Here is a question to ponder about your brain. Think of all the memories that you have about all you have ever done and seen in your life. Remember also that you probably have a whole storehouse of memories that come back to you with some type of cue, such as hearing an old song. That can only mean that the memories must have been there all along.
Now, consider that the functional part of your brain is really no bigger than an apple or an orange. Aside from memory, the brain has a great number of other tasks, from movement of involuntary muscles to processing the information received from the senses. Furthermore, the material of which our brains are composed is up to 90% water.
So, here is the question: How, in physical terms, can all of the memory that the average person has be stored in a volume the size of the brain?
Every bit of information that your senses ever receives leaves an impression on the brain. But how can it be possible to store it all? Storage cannot be accomplished in units as small as the molecular level, for example, simply because the stored information must be accessible to some read/write process, just as in a computer.
My conclusion is that there is absolutely no way our brains can even begin to store the unfathomable volume of information that we have in our memories if the brain is, in fact, the three-dimensional object as it appears to us. It is not necessary to go into brain physiology here. In memory units, such as the bits in a computer, it is utterly impossible to store even one percent of the memory of the average person in a manner that can work with the electric input/output process that the brain uses.
How can we possibly have all of the memory that we do, considering what must be the strict limitations of brain capacity? As far as I know, it has never been demonstrated that there is, in fact, any kind of limit to how much memory a person can have.
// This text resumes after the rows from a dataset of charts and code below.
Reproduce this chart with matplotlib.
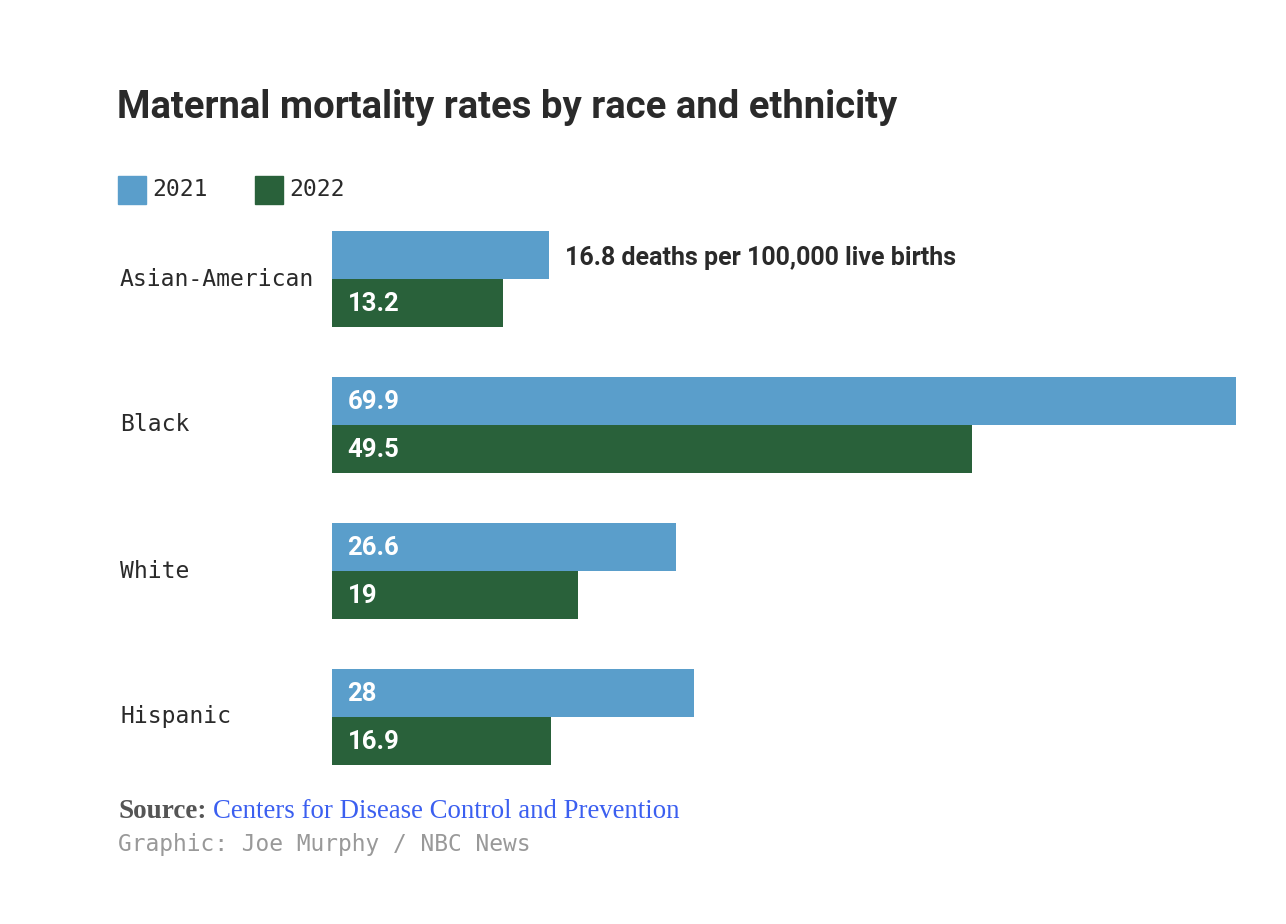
import matplotlib
matplotlib.use("Agg")
import matplotlib.pyplot as plt

# data
groups = ["Asian-American", "Black", "White", "Hispanic"]
years = ["2021", "2022"]
rate_2021 = [16.8, 69.9, 26.6, 28]
rate_2022 = [13.2, 49.5, 19, 16.9]
labels_2021 = ["", "69.9", "26.6", "28"]
labels_2022 = ["13.2", "49.5", "19", "16.9"]
note = "16.8 deaths per 100,000 live births"

blue = "#5a9ecb"
green = "#29613a"
dark = "#2a2a2a"
bold_font = "Roboto"
mono = "DejaVu Sans Mono"
serif = "Liberation Serif"

W, H = 1286, 924
fig = plt.figure(figsize=(W / 100, H / 100), dpi=100)
fig.patch.set_facecolor("white")

def fx(px):
    return px / W

def fy(py):
    return 1 - py / H

# bars axes: value 0 at x=332, 69.9 at x=1236
bh = 48 / 146
ax = fig.add_axes([fx(332), fy(765), fx(1236 - 332), (765 - 231) / H])
pos = list(range(len(groups)))
ax.barh([p - bh / 2 for p in pos], rate_2021, height=bh, color=blue)
ax.barh([p + bh / 2 for p in pos], rate_2022, height=bh, color=green)
ax.set_xlim(0, 69.9)
ax.set_ylim(3 + bh, -bh)
ax.axis("off")

for p, lab in zip(pos, labels_2021):
    if lab:
        ax.text(1.2, p - bh / 2 + 0.01, lab, color="white", fontsize=18.5, fontweight="bold",
                family=bold_font, va="center", ha="left")
for p, lab in zip(pos, labels_2022):
    ax.text(1.2, p + bh / 2 + 0.01, lab, color="white", fontsize=18.5, fontweight="bold",
            family=bold_font, va="center", ha="left")
ax.text(rate_2021[0] + 1.25, -bh / 2 + 0.02, note, color=dark, fontsize=18, fontweight="bold",
        family=bold_font, va="center", ha="left")

# category labels
for p, g in zip(pos, groups):
    fig.text(fx(120), fy(279 + 146 * p), g, family=mono, fontsize=16.6, color=dark,
             va="center", ha="left")

# title
fig.text(fx(117), fy(108), "Maternal mortality rates by race and ethnicity",
         family=bold_font, fontweight="bold", fontsize=27.5, color=dark,
         va="center", ha="left")

# legend
for x0, col, yr in [(118, blue, years[0]), (255, green, years[1])]:
    fig.patches.append(plt.Rectangle((fx(x0), fy(204)), 28 / W, 28 / H,
                                     transform=fig.transFigure, color=col))
    fig.text(fx(x0 + 34), fy(190), yr, family=mono, fontsize=16.6, color=dark,
             va="center", ha="left")

# footer
fig.text(fx(118), fy(811), "Source:", family=serif, fontweight="bold",
         fontsize=19.5, color="#555555", va="center", ha="left")
fig.text(fx(213), fy(811), "Centers for Disease Control and Prevention",
         family=serif, fontsize=19.3, color="#3b5ff0", va="center", ha="left")
fig.text(fx(118), fy(845), "Graphic: Joe Murphy / NBC News", family=mono,
         fontsize=16.5, color="#999999", va="center", ha="left")

fig.savefig("out.png", dpi=100)
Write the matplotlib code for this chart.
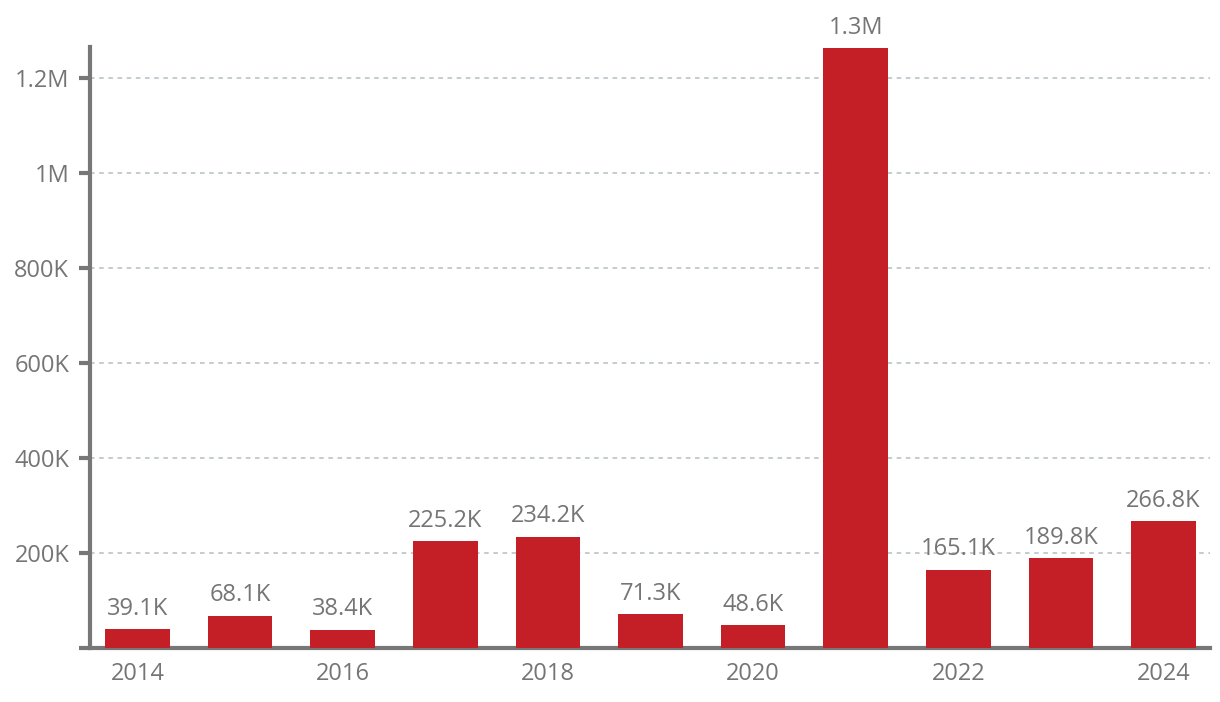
import numpy as np
import matplotlib.pyplot as plt

years = [2014, 2015, 2016, 2017, 2018, 2019, 2020, 2021, 2022, 2023, 2024]
values = [39100, 68100, 38400, 225200, 234200, 71300, 48600, 1263000, 165100, 189800, 266800]
value_labels = ["39.1K", "68.1K", "38.4K", "225.2K", "234.2K", "71.3K",
                "48.6K", "1.3M", "165.1K", "189.8K", "266.8K"]
y_ticks = [0, 200000, 400000, 600000, 800000, 1000000, 1200000]
y_tick_labels = ["", "200K", "400K", "600K", "800K", "1M", "1.2M"]

BAR_COLOR = "#c41f27"
AXIS_GREY = "#777777"
TEXT_GREY = "#757575"
GRID_COLOR = "#b5bfc4"

plt.rcParams["font.family"] = ["Open Sans", "DejaVu Sans"]

fig = plt.figure(figsize=(12.2, 7.02), dpi=100)
ax = fig.add_axes([0.0738, 0.0769, 0.918, 0.856])

x = np.arange(len(years))
ax.bar(x, values, width=0.63, color=BAR_COLOR, zorder=3)

# value labels above each bar
for xi, v, lab in zip(x, values, value_labels):
    ax.annotate(lab, (xi, v), xytext=(0, 6), textcoords="offset points",
                ha="center", va="bottom", fontsize=17, color=TEXT_GREY)

ax.set_xlim(-0.463, len(years) - 1 + 0.453)
ax.set_ylim(0, 1265000)

ax.set_yticks(y_ticks)
ax.set_yticklabels(y_tick_labels)
ax.set_xticks(x[::2])
ax.set_xticklabels([str(y) for y in years[::2]])

ax.yaxis.grid(True, linestyle=(0, (3, 3)), color=GRID_COLOR, lw=1.1, zorder=0)
ax.set_axisbelow(True)

for sp in ["top", "right"]:
    ax.spines[sp].set_visible(False)
for sp in ["left", "bottom"]:
    ax.spines[sp].set_color(AXIS_GREY)
    ax.spines[sp].set_linewidth(3)

ax.tick_params(axis="y", length=8, width=3, color=AXIS_GREY,
               labelsize=17, labelcolor=TEXT_GREY, pad=7)
ax.tick_params(axis="x", length=0, labelsize=17, labelcolor=TEXT_GREY, pad=10)

fig.savefig("out.png", dpi=100)
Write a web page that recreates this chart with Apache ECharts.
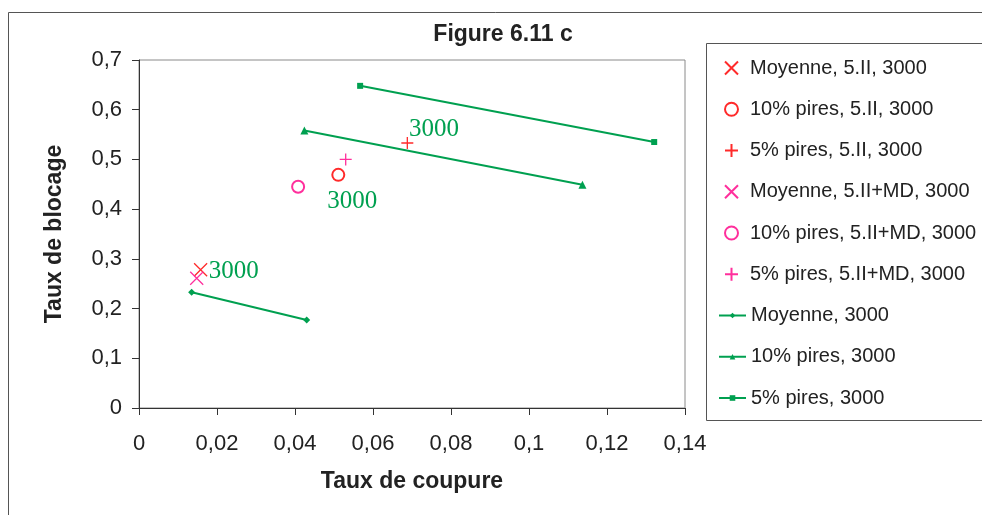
<!DOCTYPE html>
<html>
<head>
<meta charset="utf-8">
<script src="https://cdn.jsdelivr.net/npm/echarts@6/dist/echarts.min.js"></script>
<style>
html,body{margin:0;padding:0;background:#fff;}
#chart{width:982px;height:515px;}
</style>
</head>
<body>
<div id="chart"></div>
<script>
// ---- data ----
var titleText = 'Figure 6.11 c';
var xAxisName = 'Taux de coupure';
var yAxisName = 'Taux de blocage';
var xTicks = [0, 0.02, 0.04, 0.06, 0.08, 0.1, 0.12, 0.14];
var yTicks = [0, 0.1, 0.2, 0.3, 0.4, 0.5, 0.6, 0.7];

var scatterNames = [
  'Moyenne, 5.II, 3000',
  '10% pires, 5.II, 3000',
  '5% pires, 5.II, 3000',
  'Moyenne, 5.II+MD, 3000',
  '10% pires, 5.II+MD, 3000',
  '5% pires, 5.II+MD, 3000'
];
var lineNames = [
  'Moyenne, 3000',
  '10% pires, 3000',
  '5% pires, 3000'
];
var moyenne5II     = [[0.0158, 0.278]];
var pires10_5II    = [[0.0511, 0.469]];
var pires5_5II     = [[0.0688, 0.533]];
var moyenne5IIMD   = [[0.0148, 0.261]];
var pires10_5IIMD  = [[0.0408, 0.445]];
var pires5_5IIMD   = [[0.0530, 0.500]];
var moyenneLine    = [[0.0135, 0.233], [0.0430, 0.177]];
var pires10Line    = [[0.0424, 0.558], [0.1137, 0.449]];
var pires5Line     = [[0.0567, 0.648], [0.1321, 0.535]];
var pointLabel = '3000';

// ---- styles ----
var RED = '#ff2a2a', MAG = '#ff2f9c', GREEN = '#00a050';
var X_PATH = 'path://M0,0L10,10M10,0L0,10';
var PLUS_PATH = 'path://M5,0L5,10M0,5L10,5';
var sansFont = '"Liberation Sans", Arial, sans-serif';

function fmt(v){ return String(parseFloat(v.toFixed(2))).replace('.', ','); }

function labelled(data, lab){
  return data.map(function(p){ return {value: p, label: lab}; });
}
var labStyle = {show: true, formatter: pointLabel, color: GREEN, fontFamily: '"Liberation Serif", "Times New Roman", serif', fontSize: 25};

function scatter(name, data, symbol, color, size){
  return {
    name: name, type: 'scatter', data: data, symbol: symbol, symbolSize: size || 12,
    symbolKeepAspect: true,
    itemStyle: {color: symbol === 'emptyCircle' ? color : 'transparent', borderColor: color, borderWidth: 1.3, opacity: 1},
    emphasis: {disabled: true}, z: 5
  };
}
function lineS(name, data, symbol, size){
  return {
    name: name, type: 'line', data: data, symbol: symbol, symbolSize: size, showSymbol: true,
    lineStyle: {color: GREEN, width: 2}, itemStyle: {color: GREEN, borderWidth: 0},
    emphasis: {disabled: true}, z: 3
  };
}

var series = [
  scatter(scatterNames[0], labelled(moyenne5II, Object.assign({}, labStyle, {position: 'right', distance: 1, offset: [0, 2]})), X_PATH, RED, 13),
  scatter(scatterNames[1], labelled(pires10_5II, Object.assign({}, labStyle, {position: 'bottom', distance: 2, offset: [14, 5]})), 'emptyCircle', RED, 12),
  scatter(scatterNames[2], labelled(pires5_5II, Object.assign({}, labStyle, {position: 'right', distance: 0, offset: [-5, -14]})), PLUS_PATH, RED, 12),
  scatter(scatterNames[3], moyenne5IIMD, X_PATH, MAG, 13),
  scatter(scatterNames[4], pires10_5IIMD, 'emptyCircle', MAG, 12),
  scatter(scatterNames[5], pires5_5IIMD, PLUS_PATH, MAG, 12),
  lineS(lineNames[0], moyenneLine, 'diamond', 7),
  lineS(lineNames[1], pires10Line, 'triangle', 8),
  lineS(lineNames[2], pires5Line, 'rect', 6)
];

var legendText = {fontFamily: sansFont, fontSize: 20, color: '#222', lineHeight: 20};
var ROW = 41.25;

var chart = echarts.init(document.getElementById('chart'), null, {renderer: 'canvas'});
chart.setOption({
  animation: false,
  backgroundColor: '#fff',
  title: {
    text: titleText, left: 498, top: 18, textAlign: 'center',
    textStyle: {fontFamily: sansFont, fontWeight: 'bold', fontSize: 23, color: '#222'}
  },
  grid: {left: 139, right: 297, top: 60, bottom: 107, show: true, borderColor: '#8a8a8a', borderWidth: 1, backgroundColor: 'transparent'},
  xAxis: {
    type: 'value', min: xTicks[0], max: xTicks[xTicks.length - 1], interval: 0.02,
    name: xAxisName, nameLocation: 'middle', nameGap: 62,
    nameTextStyle: {fontFamily: sansFont, fontWeight: 'bold', fontSize: 23, color: '#222'},
    axisLine: {show: true, lineStyle: {color: '#333', width: 1}},
    axisTick: {show: true, inside: false, length: 7, lineStyle: {color: '#333'}},
    axisLabel: {formatter: fmt, fontFamily: sansFont, fontSize: 22, color: '#222', margin: 25},
    splitLine: {show: false}
  },
  yAxis: {
    type: 'value', min: yTicks[0], max: yTicks[yTicks.length - 1], interval: 0.1,
    name: yAxisName, nameLocation: 'middle', nameGap: 73,
    nameTextStyle: {fontFamily: sansFont, fontWeight: 'bold', fontSize: 23, color: '#222'},
    axisLine: {show: true, lineStyle: {color: '#333', width: 1}},
    axisTick: {show: true, inside: false, length: 7, lineStyle: {color: '#333'}},
    axisLabel: {formatter: fmt, fontFamily: sansFont, fontSize: 22, color: '#222', margin: 17},
    splitLine: {show: false}
  },
  legend: [
    {
      orient: 'vertical', left: 724, top: 58, padding: 0,
      itemWidth: 27, itemHeight: 13, itemGap: ROW - 20,
      textStyle: legendText, data: scatterNames, selectedMode: false
    },
    {
      orient: 'vertical', left: 718, top: 58 + 6 * ROW, padding: 0,
      itemWidth: 27, itemHeight: 7, itemGap: ROW - 20,
      textStyle: legendText, data: lineNames, selectedMode: false
    }
  ],
  graphic: [
    {type: 'rect', shape: {x: 8.5, y: 12.5, width: 1000, height: 600}, style: {fill: 'none', stroke: '#555', lineWidth: 1}, silent: true, z: -1},
    {type: 'rect', shape: {x: 706.5, y: 43.5, width: 300, height: 377}, style: {fill: 'none', stroke: '#555', lineWidth: 1}, silent: true, z: -1}
  ],
  series: series
});
</script>
</body>
</html>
Also, notice that the size of a person's brain does not seem to have much to do with the volume of memory that they have.
There has just got to be some kind of hidden memory storage somewhere. But how can that be?
Now, consider my version of string theory "The Theory of Stationary Space". In the theory our bodies and brains, as well as all matter, is not really composed of the sub-atomic particles that we perceive. All such particles are actually one-dimensional strings stretching across the universe from the site of the Big Bang, which began the universe as we know it.
Our consciousness progresses along the bundles of strings, of which our brains are composed, at what we perceive as the speed of light. This is why the speed of light seems to us to be the maximum possible velocity. Motion, including heat and electricity, results from our perspective because the strings, and bundles of strings, are not perfectly straight relative to one another.
This means that our brains are actually four-dimensional, not three-dimensional as we see it. This explains why we can store such a fantastic amount of memory in such a strictly limited space. Your brain stretches backward, in the fourth dimension of space that we perceive as time, to your birth.
Whenever you remember something in the past, your consciousness actually travels back in time to that point. Time, of course, is not really time but space. Your consciousness is continuously moving along your bundle of strings, at what we perceive as the speed of light, but the places where the consciousness has already been are still accessible.
This past access is instantaneous, it is not limited to the "speed of light" as we perceive the movement of information to be. This shows that there is really no such thing as the speed of light, this illusion is produced by the movement of our consciousness and creates the present, in relation to the rest of what we perceive as time.
How could it possibly be otherwise? If this is not true then how can our brains possibly store so much memory?